No nos interesa nada a los europeos que sean los rusos, los iraníes y los turcos los que corten el bacalao en nuestra vecindad inmediata, que es un área de interés prioritario para nosotros. Y tampoco nos interesa una China con mucha influencia en la región, aunque lo haga de otra manera. Y menos aún que renazca ese monstruo maligno que fue el Estado Islámico. Nadie en su sano juicio deja al descubierto su bajo vientre y menos si vive en un vecindario poco seguro como el que tenemos.

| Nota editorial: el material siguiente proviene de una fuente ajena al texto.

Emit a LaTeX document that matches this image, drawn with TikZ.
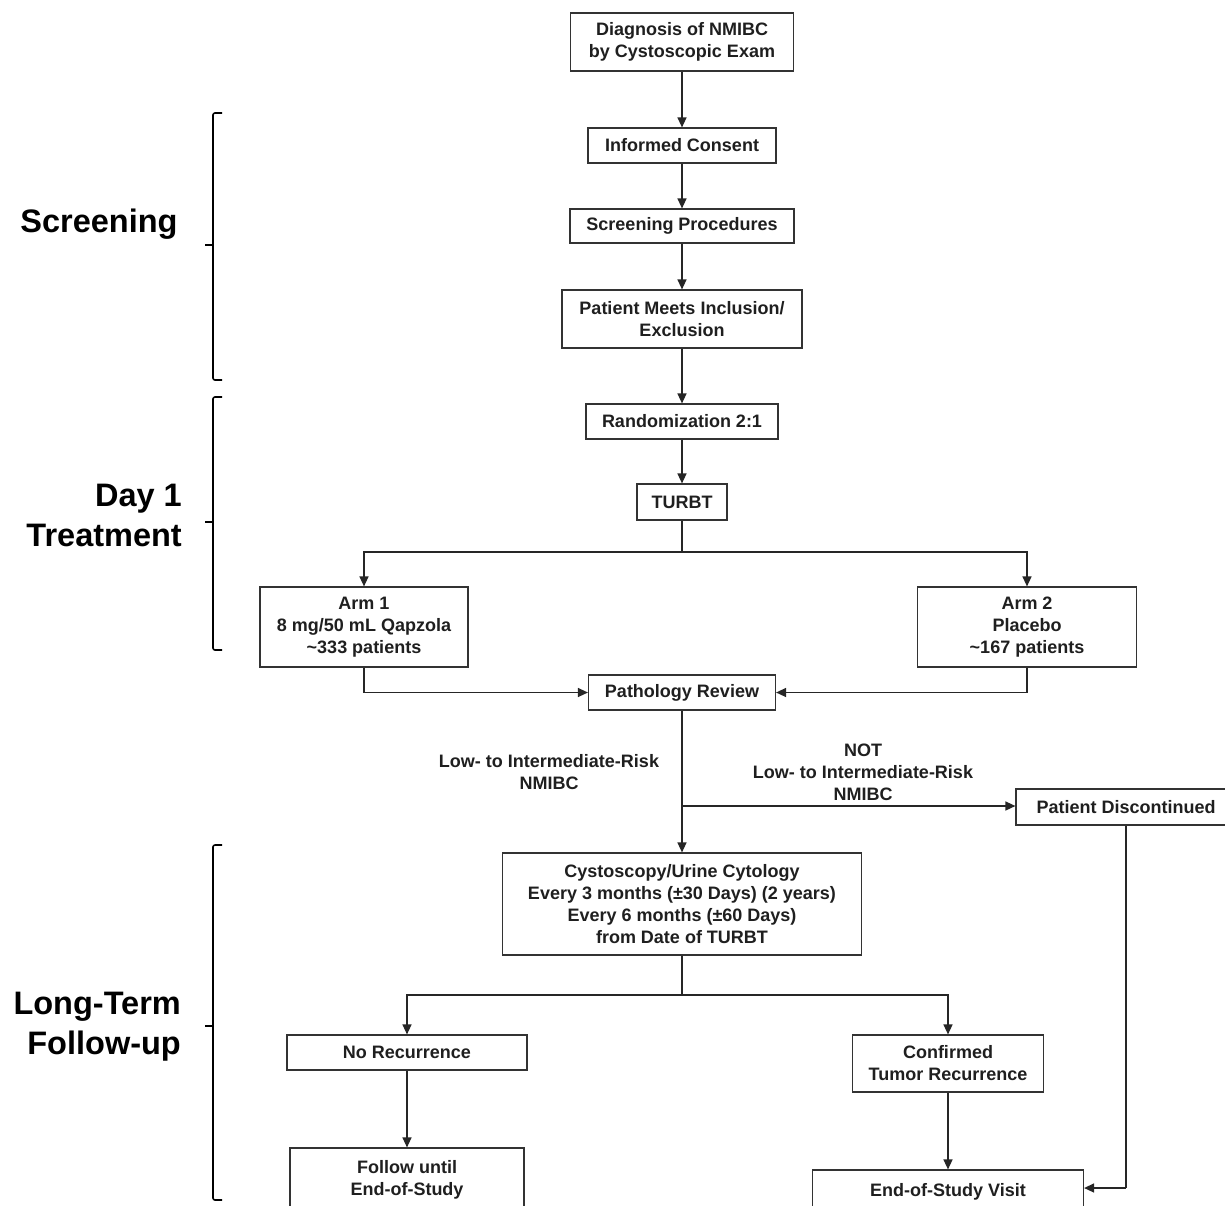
\documentclass[tikz,border=0pt]{standalone}
\usepackage{fontspec}
\setmainfont{Liberation Sans}
\usetikzlibrary{arrows.meta}
\begin{document}
\begin{tikzpicture}[x=1pt,y=-1pt,
  box/.style={draw=black!80, line width=1.2pt, fill=white, inner sep=0pt, align=center,
    text=black!88, font=\fontsize{18}{22}\selectfont\bfseries},
  lbl/.style={inner sep=0pt, align=center, text=black!88, font=\fontsize{18}{22}\selectfont\bfseries},
  phase/.style={inner sep=0pt, text=black, font=\fontsize{32.5}{40}\selectfont\bfseries},
  conn/.style={draw=black!85, line width=1.4pt},
  arr/.style={conn, -{Triangle[length=10pt,width=9pt]}},
  brk/.style={draw=black, line width=1.6pt, rounded corners=2pt}]
\useasboundingbox (0,0) rectangle (1225,1205);
\clip (0,0) rectangle (1225,1205);
\fill[white] (0,0) rectangle (1225,1205);

% boxes
\node[box, minimum width=223pt, minimum height=58pt] (diag) at (682,42) {Diagnosis of NMIBC\\by Cystoscopic Exam};
\node[box, minimum width=188pt, minimum height=35pt] (cons) at (682,145.5) {Informed Consent};
\node[box, minimum width=224pt, minimum height=34pt] (scr) at (682,226) {Screening Procedures};
\node[box, minimum width=240pt, minimum height=58pt] (meet) at (682,319) {Patient Meets Inclusion/\\Exclusion};
\node[box, minimum width=192pt, minimum height=35pt] (rand) at (682,421.5) {Randomization 2:1};
\node[box, minimum width=90pt, minimum height=36pt] (turbt) at (682,502) {TURBT};
\node[box, minimum width=208pt, minimum height=80pt] (arm1) at (364,627) {Arm 1\\8 mg/50 mL Qapzola\\\textasciitilde333 patients};
\node[box, minimum width=219pt, minimum height=80pt] (arm2) at (1027,627) {Arm 2\\Placebo\\\textasciitilde167 patients};
\node[box, minimum width=187pt, minimum height=35pt] (path) at (682,692.5) {Pathology Review};
\node[box, minimum width=220pt, minimum height=36pt] (disc) at (1126,807) {Patient Discontinued};
\node[box, minimum width=359pt, minimum height=102pt] (cyst) at (682,904) {Cystoscopy/Urine Cytology\\Every 3 months (±30 Days) (2 years)\\Every 6 months (±60 Days)\\from Date of TURBT};
\node[box, minimum width=240pt, minimum height=35pt] (norec) at (407,1052.5) {No Recurrence};
\node[box, minimum width=191pt, minimum height=57pt] (conf) at (948,1063.5) {Confirmed\\Tumor Recurrence};
\node[box, minimum width=234pt, minimum height=64pt] (foll) at (407,1180) {Follow until\\End-of-Study};
\node[box, minimum width=271pt, minimum height=40pt, text depth=0pt] (eos) at (948,1190) {End-of-Study Visit};

% branch labels
\node[lbl] (l1) at (549,772) {Low- to Intermediate-Risk\\NMIBC};
\node[lbl] (l2) at (863,772) {NOT\\Low- to Intermediate-Risk\\NMIBC};

% phase labels
\node[phase] (ph1) at (99,224) {Screening};
\node[phase, align=right, anchor=east] (ph2) at (182,515) {Day 1\\Treatment};
\node[phase, align=right, anchor=east] (ph3) at (181,1027) {Long-Term\\Follow-up};

% brackets
\draw[brk] (222,113) -- (213,113) -- (213,380) -- (222,380);
\draw[brk] (205,245) -- (213,245);
\draw[brk] (222,397) -- (213,397) -- (213,650) -- (222,650);
\draw[brk] (205,522) -- (213,522);
\draw[brk] (222,845) -- (213,845) -- (213,1200) -- (222,1200);
\draw[brk] (205,1026) -- (213,1026);

% connectors
\draw[arr] (diag.south) -- (diag.south |- cons.north);
\draw[arr] (cons.south) -- (cons.south |- scr.north);
\draw[arr] (scr.south) -- (scr.south |- meet.north);
\draw[arr] (meet.south) -- (meet.south |- rand.north);
\draw[arr] (rand.south) -- (rand.south |- turbt.north);
\coordinate (s1) at (682,552);
\draw[conn] (turbt.south) -- (s1);
\draw[arr] (s1) -| (arm1.north);
\draw[arr] (s1) -| (arm2.north);
\draw[arr] (arm1.south) |- (path.west);
\draw[arr] (arm2.south) |- (path.east);
\draw[arr] (path.south) -- (path.south |- cyst.north);
\coordinate (br) at (682,806);
\draw[arr] (br) -- (br -| disc.west);
\coordinate (s2) at (682,995);
\draw[conn] (cyst.south) -- (s2);
\draw[arr] (s2) -| (norec.north);
\draw[arr] (s2) -| (conf.north);
\draw[arr] (norec.south) -- (norec.south |- foll.north);
\draw[arr] (conf.south) -- (conf.south |- eos.north);
\coordinate (d1) at (1127,1188);
\draw[conn] (disc.south) -- (disc.south |- d1);
\draw[arr] (disc.south |- d1) -- (d1 -| eos.east);
\end{tikzpicture}
\end{document}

Contamos con instrumentos eficaces en las políticas exterior y de defensa, comercial, de cooperación y de vecindad para influir en lo que ocurre en una zona que es prioritaria para Europa pues nos contagia inestabilidad y nos amenaza permanentemente con inestabilidad, flujos de refugiados y terroristas fanáticos. Por ello necesitamos no ya verla sino mirarla con el interés que merece y también con voluntad política. Se que no es fácil en pleno Brexit, con americanos que retiran soldados de Alemania, con una Rusia que de nuevo amenaza nuestro flanco oriental (Ucrania, Crimea), y con la gente aun muriendo a puñados por el virus, mientras discutimos cómo abrir fronteras de forma concertada y cómo permitir los flujos turísticos sin que la situación sanitaria se descontrole. Pero no hay más remedio que tocar todos esos instrumentos a la vez si queremos -y tenemos que querer- ser un actor de peso en un mundo que nos desplaza sin prisa, pero sin pausa hacia su periferia, mientras el corazón económico del planeta se sitúa en la cuenca del Indo-Pacífico. Por eso la presencia de Pedro Sánchez en la Cumbre de Nouakchott sobre seguridad en el Sahel no es suficiente, pero es una buena noticia. ¡Hay que mirar más al sur!